Copy each line of the data below with the word "this".

====== Dataset excerpts ======

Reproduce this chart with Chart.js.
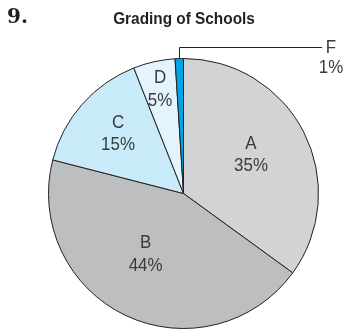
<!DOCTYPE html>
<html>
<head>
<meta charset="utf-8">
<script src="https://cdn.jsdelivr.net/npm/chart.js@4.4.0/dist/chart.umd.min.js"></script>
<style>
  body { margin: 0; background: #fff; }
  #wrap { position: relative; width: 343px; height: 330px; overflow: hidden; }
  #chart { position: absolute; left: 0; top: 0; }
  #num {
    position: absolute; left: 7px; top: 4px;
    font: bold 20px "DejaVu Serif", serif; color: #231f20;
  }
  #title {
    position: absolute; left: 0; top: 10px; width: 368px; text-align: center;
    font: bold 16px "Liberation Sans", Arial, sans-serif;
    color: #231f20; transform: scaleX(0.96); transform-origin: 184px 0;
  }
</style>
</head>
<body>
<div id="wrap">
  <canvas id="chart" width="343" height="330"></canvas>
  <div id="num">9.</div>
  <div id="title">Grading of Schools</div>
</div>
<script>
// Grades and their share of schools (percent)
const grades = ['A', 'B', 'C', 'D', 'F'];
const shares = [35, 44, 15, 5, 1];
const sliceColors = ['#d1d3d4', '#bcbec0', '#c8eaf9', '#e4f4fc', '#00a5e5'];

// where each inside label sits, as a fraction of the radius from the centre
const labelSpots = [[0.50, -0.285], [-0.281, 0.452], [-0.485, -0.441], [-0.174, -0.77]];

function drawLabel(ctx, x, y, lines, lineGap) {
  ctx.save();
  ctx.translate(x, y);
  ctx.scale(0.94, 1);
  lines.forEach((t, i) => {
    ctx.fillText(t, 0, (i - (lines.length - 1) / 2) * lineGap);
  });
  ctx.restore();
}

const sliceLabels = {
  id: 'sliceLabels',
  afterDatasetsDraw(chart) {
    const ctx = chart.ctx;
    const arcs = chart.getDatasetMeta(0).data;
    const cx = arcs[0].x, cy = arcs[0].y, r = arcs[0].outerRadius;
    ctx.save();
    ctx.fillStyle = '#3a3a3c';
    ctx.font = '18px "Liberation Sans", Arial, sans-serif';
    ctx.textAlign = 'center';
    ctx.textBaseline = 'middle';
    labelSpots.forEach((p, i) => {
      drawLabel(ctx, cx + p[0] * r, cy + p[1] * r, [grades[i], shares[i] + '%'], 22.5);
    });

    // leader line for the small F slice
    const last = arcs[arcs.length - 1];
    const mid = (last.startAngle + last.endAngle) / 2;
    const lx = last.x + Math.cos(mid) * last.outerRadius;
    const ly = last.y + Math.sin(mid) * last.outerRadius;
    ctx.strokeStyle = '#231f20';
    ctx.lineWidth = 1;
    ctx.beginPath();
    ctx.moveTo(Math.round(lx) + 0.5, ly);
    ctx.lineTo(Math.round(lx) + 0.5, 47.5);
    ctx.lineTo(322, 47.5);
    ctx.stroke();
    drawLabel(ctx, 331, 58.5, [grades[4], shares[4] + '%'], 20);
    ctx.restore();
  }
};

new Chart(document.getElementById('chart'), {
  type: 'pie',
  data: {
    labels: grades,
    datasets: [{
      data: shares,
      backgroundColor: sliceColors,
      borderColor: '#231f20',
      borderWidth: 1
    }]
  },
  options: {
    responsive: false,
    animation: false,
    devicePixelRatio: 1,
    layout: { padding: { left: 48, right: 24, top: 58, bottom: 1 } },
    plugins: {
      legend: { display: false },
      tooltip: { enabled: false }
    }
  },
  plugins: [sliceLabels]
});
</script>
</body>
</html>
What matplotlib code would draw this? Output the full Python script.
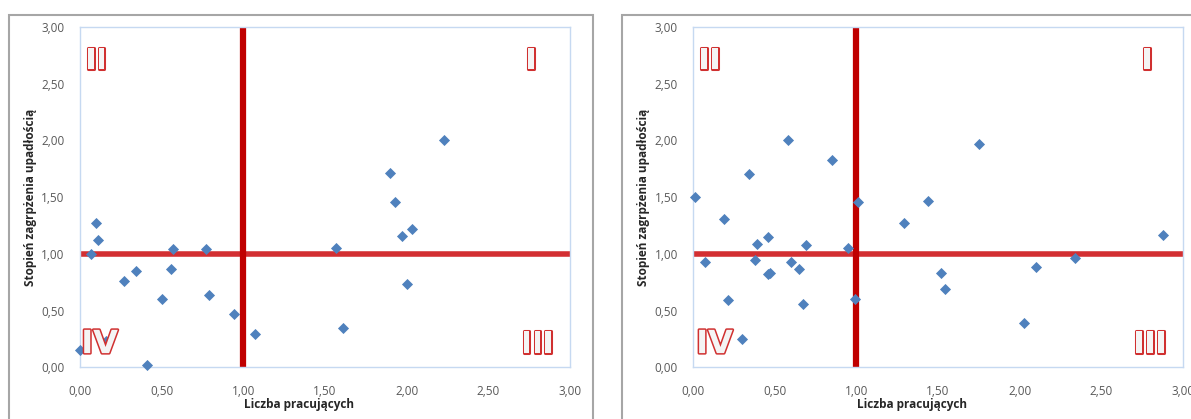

======

* Final result
Reproduce this chart with Chart.js.
What matplotlib code would draw this? Output the full Python script.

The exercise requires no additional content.